The last time I wrote about an old sci-fi novel (in fact, a Star Trek novel, to be specific), it was Sondra Marshak and Myrna Culbreath’s “The Price of the Phoenix,” a wondeful, campy (and wonderfully campy) new adventure about our old friends Kirk and Spock as they faced a new adversary. The reason for reviewing that book? To set the stage for the review of its sequel, “The Fate of the Phoenix.”
This is not actually one of my inherited books; unlike most of the sci-fi novels I own, I bought this myself. I saw it in a bookstore in Boston, recalled with fondness “The Price of the Phoenix,” and slapped down $4 to get it. And yet, I didn’t start reading it until recently and, worse, kept having to restart when I did.

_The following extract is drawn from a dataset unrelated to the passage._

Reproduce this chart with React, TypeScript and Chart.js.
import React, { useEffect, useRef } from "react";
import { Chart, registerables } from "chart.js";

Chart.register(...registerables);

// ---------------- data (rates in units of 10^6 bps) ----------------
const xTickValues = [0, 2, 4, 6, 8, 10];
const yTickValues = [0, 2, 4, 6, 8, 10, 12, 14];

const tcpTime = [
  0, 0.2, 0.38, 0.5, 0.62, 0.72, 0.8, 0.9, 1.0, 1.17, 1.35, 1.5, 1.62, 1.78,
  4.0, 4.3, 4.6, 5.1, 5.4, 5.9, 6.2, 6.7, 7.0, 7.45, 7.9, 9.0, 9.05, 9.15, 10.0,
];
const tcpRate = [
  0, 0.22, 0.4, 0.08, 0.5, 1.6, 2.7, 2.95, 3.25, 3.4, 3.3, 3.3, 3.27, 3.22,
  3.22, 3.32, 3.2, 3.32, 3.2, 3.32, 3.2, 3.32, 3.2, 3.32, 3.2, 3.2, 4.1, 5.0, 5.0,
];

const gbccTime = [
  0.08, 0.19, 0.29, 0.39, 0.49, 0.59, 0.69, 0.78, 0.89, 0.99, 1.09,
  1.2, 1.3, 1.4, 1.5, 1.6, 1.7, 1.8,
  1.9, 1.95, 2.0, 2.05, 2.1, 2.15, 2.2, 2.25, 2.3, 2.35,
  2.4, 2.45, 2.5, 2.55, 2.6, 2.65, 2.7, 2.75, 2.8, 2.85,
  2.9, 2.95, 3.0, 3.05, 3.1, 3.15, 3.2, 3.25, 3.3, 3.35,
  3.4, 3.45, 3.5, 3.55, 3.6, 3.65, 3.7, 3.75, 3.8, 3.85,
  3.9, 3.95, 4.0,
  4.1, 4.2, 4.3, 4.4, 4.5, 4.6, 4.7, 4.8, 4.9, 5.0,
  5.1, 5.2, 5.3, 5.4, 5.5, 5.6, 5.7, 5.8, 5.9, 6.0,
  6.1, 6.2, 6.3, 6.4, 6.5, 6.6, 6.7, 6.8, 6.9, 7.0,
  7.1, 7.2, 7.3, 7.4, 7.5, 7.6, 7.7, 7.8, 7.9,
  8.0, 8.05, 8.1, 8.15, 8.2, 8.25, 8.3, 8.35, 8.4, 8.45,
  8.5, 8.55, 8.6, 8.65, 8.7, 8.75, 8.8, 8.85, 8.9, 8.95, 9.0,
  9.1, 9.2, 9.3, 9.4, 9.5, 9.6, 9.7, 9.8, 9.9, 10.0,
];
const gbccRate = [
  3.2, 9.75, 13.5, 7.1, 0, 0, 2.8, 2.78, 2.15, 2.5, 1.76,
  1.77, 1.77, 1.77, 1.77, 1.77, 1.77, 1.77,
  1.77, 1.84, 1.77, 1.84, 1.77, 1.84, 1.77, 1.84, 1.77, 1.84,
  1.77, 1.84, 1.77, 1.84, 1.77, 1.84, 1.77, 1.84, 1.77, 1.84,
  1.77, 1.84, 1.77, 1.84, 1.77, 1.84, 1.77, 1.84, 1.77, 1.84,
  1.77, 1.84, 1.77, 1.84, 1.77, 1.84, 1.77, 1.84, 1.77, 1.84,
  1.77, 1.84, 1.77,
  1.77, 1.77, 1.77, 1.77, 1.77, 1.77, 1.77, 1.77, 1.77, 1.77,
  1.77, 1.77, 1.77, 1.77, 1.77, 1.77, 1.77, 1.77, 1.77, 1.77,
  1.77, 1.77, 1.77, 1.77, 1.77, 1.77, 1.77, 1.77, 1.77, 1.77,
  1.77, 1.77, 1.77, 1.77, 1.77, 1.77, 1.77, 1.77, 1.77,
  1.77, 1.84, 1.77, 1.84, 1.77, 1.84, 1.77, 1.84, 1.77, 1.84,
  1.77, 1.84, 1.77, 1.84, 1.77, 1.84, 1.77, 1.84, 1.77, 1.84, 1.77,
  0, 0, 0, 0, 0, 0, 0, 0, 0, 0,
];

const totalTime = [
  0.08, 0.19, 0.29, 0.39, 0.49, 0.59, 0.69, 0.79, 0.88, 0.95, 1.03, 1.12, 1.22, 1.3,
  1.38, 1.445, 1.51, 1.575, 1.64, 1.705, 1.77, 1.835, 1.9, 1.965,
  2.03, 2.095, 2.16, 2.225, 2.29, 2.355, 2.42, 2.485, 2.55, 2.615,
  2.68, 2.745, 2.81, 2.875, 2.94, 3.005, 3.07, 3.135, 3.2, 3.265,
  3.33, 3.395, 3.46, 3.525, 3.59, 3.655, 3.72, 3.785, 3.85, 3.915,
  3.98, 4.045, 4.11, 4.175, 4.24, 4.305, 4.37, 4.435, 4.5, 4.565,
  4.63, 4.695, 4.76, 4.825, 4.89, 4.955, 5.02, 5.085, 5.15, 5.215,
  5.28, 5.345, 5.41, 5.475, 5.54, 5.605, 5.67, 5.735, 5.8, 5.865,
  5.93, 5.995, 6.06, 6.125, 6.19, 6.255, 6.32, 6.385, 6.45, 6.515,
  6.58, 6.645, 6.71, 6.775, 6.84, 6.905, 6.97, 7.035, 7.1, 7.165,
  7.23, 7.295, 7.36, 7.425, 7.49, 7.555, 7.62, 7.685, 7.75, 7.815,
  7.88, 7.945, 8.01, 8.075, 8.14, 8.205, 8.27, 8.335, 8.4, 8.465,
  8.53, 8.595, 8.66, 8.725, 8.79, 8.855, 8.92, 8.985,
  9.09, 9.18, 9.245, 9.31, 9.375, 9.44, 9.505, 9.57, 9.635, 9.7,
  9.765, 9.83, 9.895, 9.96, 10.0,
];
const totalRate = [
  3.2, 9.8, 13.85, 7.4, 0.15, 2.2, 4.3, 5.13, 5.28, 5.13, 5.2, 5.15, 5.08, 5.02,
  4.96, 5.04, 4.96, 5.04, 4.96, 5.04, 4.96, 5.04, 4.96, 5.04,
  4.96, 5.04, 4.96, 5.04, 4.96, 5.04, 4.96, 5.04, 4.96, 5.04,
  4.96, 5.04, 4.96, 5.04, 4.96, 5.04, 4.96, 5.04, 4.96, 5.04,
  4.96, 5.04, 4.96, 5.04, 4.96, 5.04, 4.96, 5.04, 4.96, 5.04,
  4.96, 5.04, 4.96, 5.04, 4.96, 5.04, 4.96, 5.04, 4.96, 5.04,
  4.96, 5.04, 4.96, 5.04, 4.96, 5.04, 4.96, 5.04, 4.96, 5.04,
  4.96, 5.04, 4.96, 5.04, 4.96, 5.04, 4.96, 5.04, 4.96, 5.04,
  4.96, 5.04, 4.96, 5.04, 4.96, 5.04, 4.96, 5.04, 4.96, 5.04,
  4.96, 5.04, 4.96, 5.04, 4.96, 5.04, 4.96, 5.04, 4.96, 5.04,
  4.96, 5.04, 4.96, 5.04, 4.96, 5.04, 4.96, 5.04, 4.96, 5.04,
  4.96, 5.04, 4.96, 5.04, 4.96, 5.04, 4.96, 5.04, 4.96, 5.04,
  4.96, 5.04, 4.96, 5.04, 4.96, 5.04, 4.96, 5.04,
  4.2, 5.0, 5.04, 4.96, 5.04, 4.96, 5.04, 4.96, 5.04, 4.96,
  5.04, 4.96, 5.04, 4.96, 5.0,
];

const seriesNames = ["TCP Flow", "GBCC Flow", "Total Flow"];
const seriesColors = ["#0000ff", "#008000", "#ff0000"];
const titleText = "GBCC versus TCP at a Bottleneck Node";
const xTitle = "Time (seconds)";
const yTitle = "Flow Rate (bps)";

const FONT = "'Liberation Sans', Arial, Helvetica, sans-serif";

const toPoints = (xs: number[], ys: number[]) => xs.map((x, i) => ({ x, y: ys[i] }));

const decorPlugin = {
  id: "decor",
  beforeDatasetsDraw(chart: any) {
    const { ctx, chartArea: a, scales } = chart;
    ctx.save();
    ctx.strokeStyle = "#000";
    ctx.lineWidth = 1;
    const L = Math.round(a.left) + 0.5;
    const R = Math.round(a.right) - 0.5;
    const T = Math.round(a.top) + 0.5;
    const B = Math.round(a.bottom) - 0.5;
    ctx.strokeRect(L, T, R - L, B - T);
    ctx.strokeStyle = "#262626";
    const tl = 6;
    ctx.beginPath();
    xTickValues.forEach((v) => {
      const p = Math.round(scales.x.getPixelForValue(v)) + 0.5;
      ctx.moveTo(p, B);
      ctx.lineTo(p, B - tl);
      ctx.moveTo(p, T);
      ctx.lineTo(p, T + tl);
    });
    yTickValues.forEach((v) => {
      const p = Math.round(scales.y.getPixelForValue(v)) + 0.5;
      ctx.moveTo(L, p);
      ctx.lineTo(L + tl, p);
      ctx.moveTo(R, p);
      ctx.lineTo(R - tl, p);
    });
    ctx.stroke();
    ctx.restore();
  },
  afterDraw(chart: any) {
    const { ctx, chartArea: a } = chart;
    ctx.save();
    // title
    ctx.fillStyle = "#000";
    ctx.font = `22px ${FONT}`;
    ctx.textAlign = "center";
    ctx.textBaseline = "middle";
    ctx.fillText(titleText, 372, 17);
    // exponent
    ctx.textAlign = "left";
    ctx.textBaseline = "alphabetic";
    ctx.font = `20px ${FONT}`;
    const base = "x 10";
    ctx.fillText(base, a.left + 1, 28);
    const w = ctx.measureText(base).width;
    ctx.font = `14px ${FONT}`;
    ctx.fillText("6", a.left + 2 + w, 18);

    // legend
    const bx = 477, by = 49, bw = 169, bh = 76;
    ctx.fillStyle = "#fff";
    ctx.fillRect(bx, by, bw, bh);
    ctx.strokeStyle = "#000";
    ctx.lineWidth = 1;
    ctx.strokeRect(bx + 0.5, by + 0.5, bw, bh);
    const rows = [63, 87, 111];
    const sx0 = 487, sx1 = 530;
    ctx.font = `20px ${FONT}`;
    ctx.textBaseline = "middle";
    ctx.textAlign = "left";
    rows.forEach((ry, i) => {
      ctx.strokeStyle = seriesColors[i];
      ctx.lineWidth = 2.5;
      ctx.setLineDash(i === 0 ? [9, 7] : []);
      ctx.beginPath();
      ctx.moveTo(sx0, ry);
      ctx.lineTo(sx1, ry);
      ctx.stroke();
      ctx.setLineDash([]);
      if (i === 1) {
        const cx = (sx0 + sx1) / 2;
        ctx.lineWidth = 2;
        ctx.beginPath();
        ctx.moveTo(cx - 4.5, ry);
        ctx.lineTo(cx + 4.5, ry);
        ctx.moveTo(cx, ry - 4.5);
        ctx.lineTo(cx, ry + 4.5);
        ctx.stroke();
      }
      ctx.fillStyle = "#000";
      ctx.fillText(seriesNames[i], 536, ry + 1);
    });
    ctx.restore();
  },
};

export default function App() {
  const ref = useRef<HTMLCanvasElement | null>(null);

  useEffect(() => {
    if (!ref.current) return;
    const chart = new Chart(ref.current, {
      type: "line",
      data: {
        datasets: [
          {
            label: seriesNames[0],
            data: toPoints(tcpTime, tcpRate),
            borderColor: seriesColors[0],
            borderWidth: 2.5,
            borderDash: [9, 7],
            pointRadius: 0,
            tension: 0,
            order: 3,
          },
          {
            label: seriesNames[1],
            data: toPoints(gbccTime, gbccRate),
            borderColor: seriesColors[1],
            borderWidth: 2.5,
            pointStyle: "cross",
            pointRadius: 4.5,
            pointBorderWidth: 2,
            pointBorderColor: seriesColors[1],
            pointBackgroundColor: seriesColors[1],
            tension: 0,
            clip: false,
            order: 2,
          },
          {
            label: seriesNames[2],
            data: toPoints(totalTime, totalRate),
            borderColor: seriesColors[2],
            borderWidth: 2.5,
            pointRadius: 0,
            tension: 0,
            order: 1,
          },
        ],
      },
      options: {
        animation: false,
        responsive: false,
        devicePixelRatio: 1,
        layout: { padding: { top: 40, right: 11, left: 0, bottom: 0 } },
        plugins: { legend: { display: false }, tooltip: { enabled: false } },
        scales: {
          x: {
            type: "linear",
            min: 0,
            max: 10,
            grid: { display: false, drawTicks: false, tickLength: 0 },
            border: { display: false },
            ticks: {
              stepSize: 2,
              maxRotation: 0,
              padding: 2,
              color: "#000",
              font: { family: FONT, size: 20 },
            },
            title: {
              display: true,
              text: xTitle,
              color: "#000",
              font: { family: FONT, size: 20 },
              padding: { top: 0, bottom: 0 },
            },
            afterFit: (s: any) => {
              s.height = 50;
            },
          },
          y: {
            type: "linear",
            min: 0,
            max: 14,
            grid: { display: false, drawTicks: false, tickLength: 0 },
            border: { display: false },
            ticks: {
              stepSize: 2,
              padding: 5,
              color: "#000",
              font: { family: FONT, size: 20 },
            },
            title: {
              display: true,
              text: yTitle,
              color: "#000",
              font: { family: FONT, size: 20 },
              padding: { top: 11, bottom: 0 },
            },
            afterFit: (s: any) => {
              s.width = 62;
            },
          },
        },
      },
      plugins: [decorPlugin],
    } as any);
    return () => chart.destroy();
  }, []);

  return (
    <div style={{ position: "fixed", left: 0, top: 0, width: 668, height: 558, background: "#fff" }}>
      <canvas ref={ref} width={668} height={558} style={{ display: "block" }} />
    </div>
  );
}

Sequels rarely are as good as the original, I guess.
“The Fate of the Phoenix” isn’t one of those books you can pick up and enjoy if you haven’t already read the one that came before it, which is a major failing considering just how many Star Trek novels there are. When you look at the show, you can kind of start anywhere and not be too lost, and I’m of the opinion that the same should be said of the novels. I got excited to see the same villain, but it didn’t actually do much for me as a reader. How can you make a villain who’s supposed to be the biggest foe somehow even worse? I don’t know.

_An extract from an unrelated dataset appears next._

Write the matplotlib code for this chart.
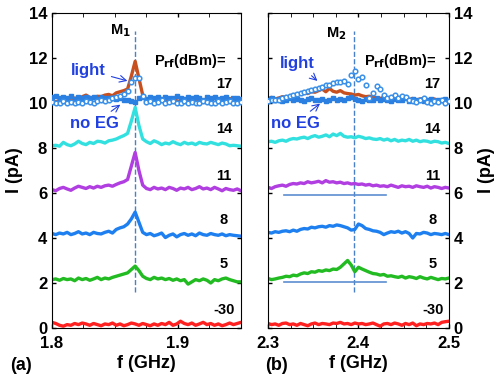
import matplotlib.pyplot as plt
import numpy as np

plt.rcParams['font.family'] = ['Liberation Sans', 'DejaVu Sans']
plt.rcParams['font.weight'] = 'bold'

# sample frequencies (GHz)
f_a = np.round(np.arange(1.800, 1.9501, 0.003), 3)
f_b = np.round(np.arange(2.300, 2.5001, 0.004), 3)

# panel (a) currents, pA
a17 = [10.10, 10.05, 10.12, 10.20, 10.15, 10.10, 10.22, 10.18, 10.28, 10.35,
       10.25, 10.20, 10.30, 10.28, 10.35, 10.38, 10.32, 10.45, 10.50, 10.55,
       10.62, 11.20, 11.85, 11.10, 10.35, 10.10, 10.18, 10.05, 10.12, 10.20,
       10.08, 10.15, 10.22, 10.10, 10.05, 10.12, 10.08, 10.20, 10.15, 10.10,
       10.05, 10.18, 10.12, 10.22, 10.08, 10.15, 10.10, 10.20, 10.12, 10.05, 10.10]
a_light = [10.05, 9.98, 10.02, 10.08, 10.00, 10.05, 9.98, 10.06, 10.02, 10.10,
           10.05, 10.00, 10.08, 10.12, 10.10, 10.15, 10.20, 10.25, 10.30, 10.40,
           10.55, 10.95, 11.10, 11.12, 10.30, 10.05, 10.10, 9.98, 10.05, 10.12,
           10.00, 10.05, 10.10, 9.98, 10.02, 10.08, 10.00, 10.05, 9.98, 10.02,
           10.10, 10.05, 9.98, 10.02, 10.08, 10.00, 10.05, 10.10, 10.02, 9.98, 10.05]
a_noeg = [10.25, 10.30, 10.20, 10.28, 10.22, 10.30, 10.18, 10.25, 10.20, 10.28,
          10.22, 10.25, 10.18, 10.26, 10.20, 10.24, 10.22, 10.18, 10.20, 10.15,
          10.12, 10.10, 10.05, 10.20, 10.25, 10.18, 10.28, 10.22, 10.25, 10.18,
          10.26, 10.20, 10.24, 10.30, 10.22, 10.18, 10.25, 10.20, 10.28, 10.22,
          10.15, 10.25, 10.20, 10.28, 10.18, 10.22, 10.25, 10.15, 10.20, 10.22, 10.18]
a14 = [8.10, 8.12, 8.08, 8.25, 8.15, 8.10, 8.18, 8.30, 8.20, 8.15,
       8.25, 8.20, 8.30, 8.28, 8.22, 8.32, 8.35, 8.40, 8.48, 8.55,
       8.65, 9.20, 9.80, 9.00, 8.40, 8.28, 8.20, 8.32, 8.25, 8.15,
       8.22, 8.18, 8.28, 8.20, 8.15, 8.25, 8.18, 8.22, 8.15, 8.25,
       8.20, 8.18, 8.25, 8.20, 8.15, 8.22, 8.18, 8.10, 8.12, 8.10, 8.08]
a11 = [6.15, 6.10, 6.20, 6.25, 6.18, 6.12, 6.22, 6.30, 6.25, 6.20,
       6.28, 6.22, 6.30, 6.25, 6.32, 6.35, 6.30, 6.38, 6.45, 6.50,
       6.60, 7.20, 7.80, 7.00, 6.35, 6.20, 6.15, 6.25, 6.18, 6.22,
       6.15, 6.25, 6.20, 6.12, 6.22, 6.18, 6.25, 6.15, 6.20, 6.28,
       6.18, 6.22, 6.15, 6.25, 6.18, 6.10, 6.20, 6.15, 6.12, 6.18, 6.10]
a8 = [4.20, 4.15, 4.22, 4.18, 4.25, 4.15, 4.20, 4.28, 4.18, 4.22,
      4.15, 4.25, 4.20, 4.18, 4.25, 4.30, 4.22, 4.38, 4.45, 4.50,
      4.62, 4.85, 5.15, 4.70, 4.25, 4.15, 4.20, 4.10, 4.15, 4.22,
      4.02, 4.12, 4.18, 4.05, 4.15, 4.20, 4.12, 4.18, 4.10, 4.22,
      4.15, 4.12, 4.20, 4.15, 4.12, 4.18, 4.10, 4.15, 4.12, 4.10, 4.08]
a5 = [2.15, 2.18, 2.12, 2.20, 2.15, 2.18, 2.10, 2.22, 2.15, 2.20,
      2.12, 2.18, 2.25, 2.15, 2.22, 2.18, 2.25, 2.30, 2.35, 2.40,
      2.45, 2.60, 2.75, 2.55, 2.30, 2.20, 2.15, 2.25, 2.18, 2.22,
      2.15, 2.20, 2.12, 2.18, 2.10, 2.15, 1.95, 2.05, 2.15, 2.10,
      2.18, 2.12, 2.00, 2.15, 2.10, 2.18, 2.22, 2.15, 2.10, 2.05, 2.05]
a_m30 = [0.25, 0.20, 0.12, 0.08, 0.15, 0.12, 0.20, 0.15, 0.22, 0.18,
         0.12, 0.20, 0.15, 0.10, 0.18, 0.15, 0.22, 0.12, 0.18, 0.10,
         0.15, 0.22, 0.18, 0.12, 0.20, 0.15, 0.10, 0.18, 0.12, 0.20,
         0.15, 0.25, 0.12, 0.18, 0.30, 0.20, 0.15, 0.22, 0.12, 0.18,
         0.25, 0.15, 0.20, 0.12, 0.18, 0.10, 0.15, 0.22, 0.15, 0.20, 0.25]

# panel (b) currents, pA
b17 = [10.20, 10.25, 10.18, 10.22, 10.28, 10.25, 10.30, 10.32, 10.40, 10.38,
       10.45, 10.42, 10.50, 10.48, 10.55, 10.62, 10.50, 10.65, 10.52, 10.48,
       10.55, 10.45, 10.42, 10.40, 10.35, 10.38, 10.32, 10.28, 10.30, 10.25,
       10.22, 10.20, 10.25, 10.18, 10.22, 10.15, 10.20, 10.18, 10.22, 10.15,
       10.20, 10.12, 10.18, 10.20, 10.15, 10.12, 10.18, 10.10, 10.15, 10.12, 10.10]
b_light = [10.10, 10.12, 10.15, 10.12, 10.20, 10.25, 10.30, 10.35, 10.42, 10.45,
           10.50, 10.55, 10.58, 10.62, 10.68, 10.72, 10.78, 10.82, 10.88, 10.92,
           10.95, 10.98, 10.85, 11.25, 11.40, 11.05, 11.15, 10.80, 10.20, 10.45,
           10.75, 10.60, 10.35, 10.20, 10.25, 10.35, 10.20, 10.30, 10.25, 10.15,
           10.10, 10.05, 10.15, 10.20, 10.05, 10.00, 10.10, 10.05, 10.15, 10.00, 10.10]
b_noeg = [10.15, 10.20, 10.12, 10.18, 10.10, 10.15, 10.20, 10.12, 10.18, 10.15,
          10.10, 10.18, 10.20, 10.12, 10.15, 10.18, 10.10, 10.15, 10.22, 10.12,
          10.18, 10.15, 10.20, 10.25, 10.18, 10.15, 10.10, 10.18, 10.12, 10.15,
          10.20, 10.12, 10.18, 10.15, 10.10, 10.18, 10.12, 10.15, 10.20, 10.10,
          10.18, 10.12, 10.15, 10.08, 10.12, 10.18, 10.10, 10.15, 10.12, 10.18, 10.10]
b14 = [8.28, 8.30, 8.25, 8.32, 8.35, 8.30, 8.38, 8.42, 8.40, 8.45,
       8.48, 8.42, 8.50, 8.55, 8.48, 8.52, 8.58, 8.50, 8.62, 8.55,
       8.65, 8.52, 8.48, 8.50, 8.45, 8.52, 8.48, 8.42, 8.45, 8.40,
       8.38, 8.42, 8.35, 8.40, 8.32, 8.38, 8.30, 8.35, 8.32, 8.38,
       8.30, 8.35, 8.28, 8.32, 8.30, 8.25, 8.30, 8.28, 8.22, 8.25, 8.20]
b11 = [6.25, 6.20, 6.28, 6.32, 6.35, 6.30, 6.38, 6.42, 6.40, 6.45,
       6.42, 6.50, 6.45, 6.48, 6.52, 6.45, 6.55, 6.48, 6.50, 6.45,
       6.48, 6.42, 6.45, 6.40, 6.42, 6.38, 6.40, 6.35, 6.38, 6.32,
       6.35, 6.30, 6.32, 6.28, 6.35, 6.30, 6.25, 6.32, 6.28, 6.30,
       6.25, 6.32, 6.28, 6.25, 6.30, 6.22, 6.28, 6.25, 6.20, 6.25, 6.22]
b8 = [4.25, 4.22, 4.28, 4.25, 4.30, 4.32, 4.28, 4.35, 4.30, 4.38,
      4.42, 4.40, 4.48, 4.45, 4.50, 4.52, 4.48, 4.55, 4.52, 4.58,
      4.55, 4.50, 4.45, 4.35, 4.38, 4.62, 4.55, 4.42, 4.38, 4.32,
      4.30, 4.25, 4.15, 4.22, 4.28, 4.25, 4.30, 4.22, 4.28, 4.20,
      4.00, 4.20, 4.18, 4.25, 4.22, 4.15, 4.20, 4.18, 4.15, 4.20, 4.15]
b5 = [2.20, 2.15, 2.18, 2.22, 2.25, 2.30, 2.28, 2.35, 2.32, 2.40,
      2.45, 2.42, 2.50, 2.48, 2.55, 2.52, 2.58, 2.55, 2.62, 2.60,
      2.70, 2.85, 3.00, 2.80, 2.50, 2.70, 2.62, 2.55, 2.48, 2.42,
      2.40, 2.35, 2.38, 2.30, 2.32, 2.28, 2.25, 2.30, 2.22, 2.28,
      2.25, 2.20, 2.28, 2.22, 2.18, 2.25, 2.20, 2.15, 2.20, 2.18, 2.22]
b_m30 = [0.20, 0.15, 0.18, 0.12, 0.20, 0.22, 0.15, 0.18, 0.12, 0.20,
         0.15, 0.10, 0.18, 0.22, 0.15, 0.20, 0.18, 0.15, 0.22, 0.20,
         0.25, 0.18, 0.20, 0.15, 0.22, 0.18, 0.20, 0.15, 0.18, 0.22,
         0.15, 0.08, 0.18, 0.20, 0.15, 0.22, 0.18, 0.12, 0.20, 0.15,
         0.22, 0.10, 0.18, 0.15, 0.20, 0.18, 0.22, 0.15, 0.25, 0.28, 0.30]

powers = ['17', '14', '11', '8', '5', '-30']
colors = ['#c8501e', '#33e0e0', '#b03ee0', '#1e80f0', '#22bb22', '#ff2020']
label_y = [10.85, 8.85, 6.75, 4.8, 2.85, 0.8]

M1 = 1.866
M2 = 2.395
hline_y = [5.9, 2.05]
hline_x = (2.318, 2.43)

fig = plt.figure(figsize=(4.98, 3.79), dpi=100)
axa = fig.add_axes([0.1044, 0.1346, 0.3795, 0.8311])
axb = fig.add_axes([0.538, 0.1346, 0.3635, 0.8311])

blue_txt = '#2040e0'
for ax, f, curves, light, noeg, M, xlim in [
        (axa, f_a, [a17, a14, a11, a8, a5, a_m30], a_light, a_noeg, M1, (1.8, 1.95)),
        (axb, f_b, [b17, b14, b11, b8, b5, b_m30], b_light, b_noeg, M2, (2.3, 2.5))]:
    ax.plot(f, noeg, 's', ms=2.4, color='#2a7fe0', mec='#2a7fe0', zorder=3)
    for y, c in zip(curves, colors):
        ax.plot(f, y, '-', color=c, lw=2.4, zorder=2)
    ax.plot(f, light, 'o', ms=3.3, mfc='white', mec='#3a90e8', mew=1.1, zorder=4)
    ax.plot([M, M], [1.6, 13.2], '--', color='#4a80c8', lw=1, zorder=1)
    ax.set_xlim(*xlim)
    ax.set_ylim(0, 14)
    ax.set_yticks(np.arange(0, 15, 2))
    ax.tick_params(direction='in', top=True, right=True, labelsize=12,
                   length=3, width=1)
    ax.tick_params(axis='x', pad=6)
    ax.tick_params(which='minor', direction='in', top=True, length=3)
    ax.set_xlabel('f (GHz)', fontsize=13, fontweight='bold', labelpad=3)
    ax.set_ylabel('I (pA)', fontsize=13, fontweight='bold')
    xr = xlim[1] - xlim[0]
    for p, ly in zip(powers, label_y):
        ax.text(xlim[0] + 0.91 * xr, ly, p, fontsize=10.5, fontweight='bold',
                ha='center', va='center')
    ax.text(xlim[0] + 0.73 * xr, 11.85, r'P$_{\mathbf{rf}}$(dBm)=', fontsize=10.5,
            fontweight='bold', ha='center', va='center')

axa.set_xticks([1.8, 1.9])
axa.set_xticklabels(['1.8', '1.9'])
axa.set_xticks(np.arange(1.8, 1.951, 0.025), minor=True)
axb.set_xticks([2.3, 2.4, 2.5])
axb.set_xticks(np.arange(2.3, 2.501, 0.025), minor=True)
axb.yaxis.tick_right()
axb.yaxis.set_label_position('right')
axb.tick_params(left=True, labelleft=False, labelright=True)
axb.set_ylabel('I (pA)', fontsize=13, fontweight='bold', rotation=90, labelpad=4)

for y in hline_y:
    axb.plot(hline_x, [y, y], '-', color='#5b8ed0', lw=1.2, zorder=1)

axa.text(1.866 - 0.012, 13.2, r'M$_{\mathbf{1}}$', fontsize=10.5, fontweight='bold',
         ha='center', va='center')
axb.text(2.395 - 0.02, 13.1, r'M$_{\mathbf{2}}$', fontsize=10.5, fontweight='bold',
         ha='center', va='center')

arrow = dict(arrowstyle='->', color=blue_txt, lw=0.8)
axa.annotate('light', xy=(1.862, 10.95), xytext=(1.829, 11.45), fontsize=12,
             fontweight='bold', color=blue_txt, ha='center', va='center',
             arrowprops=arrow)
axa.annotate('no EG', xy=(1.856, 10.0), xytext=(1.834, 9.1), fontsize=12,
             fontweight='bold', color=blue_txt, ha='center', va='center',
             arrowprops=arrow)
axb.annotate('light', xy=(2.357, 10.9), xytext=(2.333, 11.75), fontsize=12,
             fontweight='bold', color=blue_txt, ha='center', va='center',
             arrowprops=arrow)
axb.annotate('no EG', xy=(2.36, 10.05), xytext=(2.330, 9.1), fontsize=12,
             fontweight='bold', color=blue_txt, ha='center', va='center',
             arrowprops=arrow)

fig.text(0.02, 0.035, '(a)', fontsize=13, fontweight='bold', ha='left', va='center')
fig.text(0.532, 0.035, '(b)', fontsize=13, fontweight='bold', ha='left', va='center')

fig.savefig('out.png', dpi=100)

As a reader, you’re thrown immediately into the action of the novel–but that action is carrying on the end of the last, almost like it should have been one larger book rather than two shorter parts. Because of this (and the occasional lack of explanation on behalf of the narration), it’s impossible to know exactly what’s going on without having read “The Price of the Phoenix” first.
The writing is still enjoyable, but it’s a little more heavy-handed in terms of description, which is fine if you like that sort of thing, but maybe not if you’d like to avoid excess adjectives.
I expected more than I actually got from the book. It wasn’t as fun as the first. If you see it at a yard sale and want to know what happened to Omne after the first novel ended, by all means pick it up, but I probably wouldn’t read it again.